SoloLearn was one of the initial apps I used to learn HTML, CSS, and javascript. It was helpful to me and I found it valuable. I still find it helpful to keep my skills sharp.

More recently, I reconnected with W3Schools There is a ton of information here on several computer languages and it provides not only tutorial learning but practical examples, exercises, and quizzes.

A third resource I find immensely helpful is Bristle Software, Inc. My good friend and computer mentor, Fred Stluka, runs and manages this site. It is filled with great tips and an incredible amount of valuable information. I cannot recommend Bristle highly enough! Thank you, Fred, for keeping your site updated so we can keep learning from you! You are amazing!

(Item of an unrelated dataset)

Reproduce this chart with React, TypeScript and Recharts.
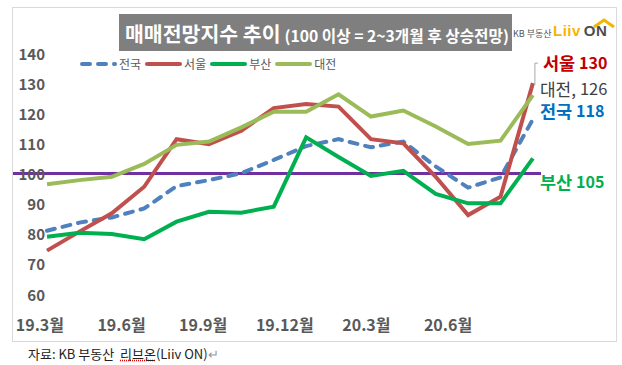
import React from 'react';
import { LineChart, Line, XAxis, YAxis, ReferenceLine, Legend, LabelList } from 'recharts';

const months = ['19.3', '19.4', '19.5', '19.6', '19.7', '19.8', '19.9', '19.10', '19.11', '19.12', '20.1', '20.2', '20.3', '20.4', '20.5', '20.6'];
const national = [81.0, 83.7, 85.4, 88.4, 95.8, 97.8, 100.1, 104.5, 109.1, 111.4, 108.7, 110.6, 102.3, 95.3, 98.7, 118];
const seoul = [74.4, 80.7, 86.8, 95.6, 111.4, 109.7, 114.2, 121.7, 123.1, 122.2, 111.4, 110.0, 98.9, 86.2, 92.3, 130];
const busan = [79.0, 80.3, 79.9, 78.2, 84.0, 87.3, 87.0, 89.0, 112.0, 105.5, 99.2, 100.9, 93.2, 90.1, 90.1, 105];
const daejeon = [96.4, 97.8, 98.9, 103.2, 109.5, 110.6, 115.3, 120.5, 120.5, 126.3, 118.9, 120.9, 115.6, 109.8, 110.9, 126];
const seriesNames = ['전국', '서울', '부산', '대전'];
const xTickLabels = ['19.3월', '19.6월', '19.9월', '19.12월', '20.3월', '20.6월'];
// where each x-axis label sits along the month axis (0 = 19.3), as drawn in the source
const xTickPos = [-0.22, 2.3, 4.82, 7.34, 9.86, 12.38];
const yTicks = [60, 70, 80, 90, 100, 110, 120, 130, 140];
const baseline = 100;

const data = months.map((m, i) => ({
  t: i,
  month: m,
  national: national[i],
  seoul: seoul[i],
  busan: busan[i],
  daejeon: daejeon[i],
}));

const KR = "'Noto Sans CJK KR', 'Noto Sans', sans-serif";
const LAST = months.length - 1;

type EndCfg = { name: string; color: string; weight: string; nameSize: number; valueSize: number; dx: number; dy: number; bracket?: boolean };

const endCfg: Record<string, EndCfg> = {
  seoul: { name: '서울', color: '#c00000', weight: 'bold', nameSize: 17.5, valueSize: 16, dx: 10, dy: -21, bracket: true },
  daejeon: { name: '대전,', color: '#404040', weight: 'normal', nameSize: 17, valueSize: 16.5, dx: 7, dy: -7 },
  national: { name: '전국', color: '#0070c0', weight: 'bold', nameSize: 17.5, valueSize: 16, dx: 7, dy: -9 },
  busan: { name: '부산', color: '#00b050', weight: 'bold', nameSize: 17.5, valueSize: 16, dx: 7, dy: 23 },
};

const makeEndLabel = (key: string) => (p: any) => {
  if (p.index !== LAST) return null;
  const c = endCfg[key];
  const x = Number(p.x);
  const y = Number(p.y);
  return (
    <g>
      {c.bracket && (
        <polyline
          points={`${x + 5},${y + c.dy + 1} ${x + 2},${y + c.dy + 1} ${x + 2},${y + 2}`}
          fill="none"
          stroke="#a6a6a6"
          strokeWidth={1}
        />
      )}
      <text x={x + c.dx} y={y + c.dy} dominantBaseline="central" fill={c.color} fontFamily={KR} fontWeight={c.weight}>
        <tspan fontSize={c.nameSize}>{c.name}</tspan>
        <tspan fontSize={c.valueSize} dx={4}>{p.value}</tspan>
      </text>
    </g>
  );
};

const YTick = (p: any) => (
  <text x={p.x} y={p.y} textAnchor="end" dominantBaseline="central" fill="#595959" fontSize={15} fontWeight="bold" fontFamily={KR}>
    {p.payload.value}
  </text>
);

const LegendContent = (props: any) => {
  const items = ([...(props.payload || [])] as any[]).sort(
    (a, b) => seriesNames.indexOf(a.value) - seriesNames.indexOf(b.value)
  );
  return (
    <div style={{ display: 'flex', alignItems: 'center', fontFamily: KR, fontSize: 12, color: '#595959' }}>
      {items.map((it, i) => (
        <div key={i} style={{ display: 'flex', alignItems: 'center', marginRight: 4 }}>
          <svg width={37} height={8}>
            <line
              x1={2}
              y1={4}
              x2={35}
              y2={4}
              stroke={it.color}
              strokeWidth={4}
              strokeLinecap="round"
              strokeDasharray={it.payload && it.payload.strokeDasharray ? it.payload.strokeDasharray : undefined}
            />
          </svg>
          <span style={{ marginLeft: 2 }}>{it.value}</span>
        </div>
      ))}
    </div>
  );
};

export default function App() {
  return (
    <div style={{ position: 'absolute', left: 0, top: 0, width: 622, height: 365, background: '#fff', fontFamily: KR }}>
      <div style={{ position: 'absolute', left: 12, top: 7, width: 603, height: 333, border: '1px solid #d9d9d9' }} />
      <div style={{ position: 'absolute', left: 0, top: 0 }}>
        <LineChart width={622} height={365} data={data} margin={{ top: 53, right: 81, bottom: 31, left: 13 }}>
          <XAxis
            dataKey="t"
            type="number"
            domain={[-1.05, 15.25]}
            ticks={xTickPos}
            tickFormatter={(v: number) => xTickLabels[xTickPos.indexOf(v)]}
            axisLine={false}
            tickLine={false}
            tickSize={0}
            tickMargin={26}
            height={40}
            interval={0}
            tick={{ fill: '#595959', fontSize: 16, fontWeight: 'bold', fontFamily: KR }}
          />
          <YAxis
            domain={[60, 140]}
            ticks={yTicks}
            mirror
            axisLine={false}
            tickLine={false}
            tickSize={0}
            tickMargin={32}
            interval={0}
            tick={YTick}
          />
          <ReferenceLine y={baseline} stroke="#7030a0" strokeWidth={3} />
          <Legend
            layout="vertical"
            align="center"
            verticalAlign="middle"
            wrapperStyle={{ top: 55, left: 80, width: 'auto' }}
            content={LegendContent}
          />
          <Line dataKey="national" name="전국" stroke="#4f81bd" strokeWidth={4} strokeDasharray="8 8" strokeLinecap="round" dot={false} isAnimationActive={false}>
            <LabelList dataKey="national" content={makeEndLabel('national')} />
          </Line>
          <Line dataKey="seoul" name="서울" stroke="#c0504d" strokeWidth={4} dot={false} isAnimationActive={false}>
            <LabelList dataKey="seoul" content={makeEndLabel('seoul')} />
          </Line>
          <Line dataKey="busan" name="부산" stroke="#00b050" strokeWidth={4} dot={false} isAnimationActive={false}>
            <LabelList dataKey="busan" content={makeEndLabel('busan')} />
          </Line>
          <Line dataKey="daejeon" name="대전" stroke="#9bbb59" strokeWidth={4} dot={false} isAnimationActive={false}>
            <LabelList dataKey="daejeon" content={makeEndLabel('daejeon')} />
          </Line>
        </LineChart>
      </div>
      <div
        style={{
          position: 'absolute',
          left: 119,
          top: 14,
          width: 393,
          height: 37,
          background: '#7f7f7f',
          color: '#fff',
          fontWeight: 'bold',
          display: 'flex',
          alignItems: 'baseline',
          paddingLeft: 6,
          boxSizing: 'border-box',
          paddingTop: 4,
          whiteSpace: 'nowrap',
        }}
      >
        <span style={{ fontSize: 20.5 }}>매매전망지수 추이</span>
        <span style={{ fontSize: 15.7, marginLeft: 4 }}>(100 이상 = 2~3개월 후 상승전망)</span>
      </div>
      <div style={{ position: 'absolute', left: 513, top: 27, fontSize: 9, color: '#555', whiteSpace: 'nowrap' }}>KB 부동산</div>
      <div style={{ position: 'absolute', left: 553, top: 22, fontSize: 15, fontWeight: 'bold', whiteSpace: 'nowrap', fontFamily: "'Liberation Sans', sans-serif", letterSpacing: 0.5 }}>
        <span style={{ color: '#f5b400' }}>Liiv</span>
        <span style={{ color: '#4d4d4d', marginLeft: 3 }}>ON</span>
      </div>
      <svg style={{ position: 'absolute', left: 592, top: 17 }} width={24} height={12}>
        <polyline points="2,10 12,3 22,10" fill="none" stroke="#f5b400" strokeWidth={3} />
      </svg>
      <div style={{ position: 'absolute', left: 28, top: 344, fontSize: 13, color: '#222', whiteSpace: 'nowrap' }}>
        자료: KB 부동산&nbsp;&nbsp;<span style={{ textDecoration: 'underline dotted #e00000' }}>리브온</span>(Liiv ON)<span style={{ color: '#999' }}>↵</span>
      </div>
    </div>
  );
}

I am a visual learner like a lot of people. I learn by seeing and doing. Throw a practical need or project into the instruction and I am all over it and will learn quickly. Writing code requires two basic skills, in my opinion: memorization and repetition. We have to learn functions, statements, and attributes, which requires some level of memorization. I remember back in school when our teachers encouraged us not only to read and listen, but to write it down! Memorization can be equipped and enhanced by actually writing code. I can read the same paragraph many times over and still not quite get it. But when I begin to actually write the code, my memory ability goes way up! Repetition is doing something over and over, repeatedly. Baseball Hall of Famer, Cal Ripken, Jr. teaches: "Perfect practice makes perfect." Mere repetition alone is not enough; it has to be done correctly. By writing statements and elements over and over I more quickly learn and remember what I am doing.

So, instead of sitting around doing nothing, find ways to learn something new and/or sharpen the skills you already posses. Make wise use of this time and it might not be so bad after all and may even propel you into something new and exciting! Give it a try!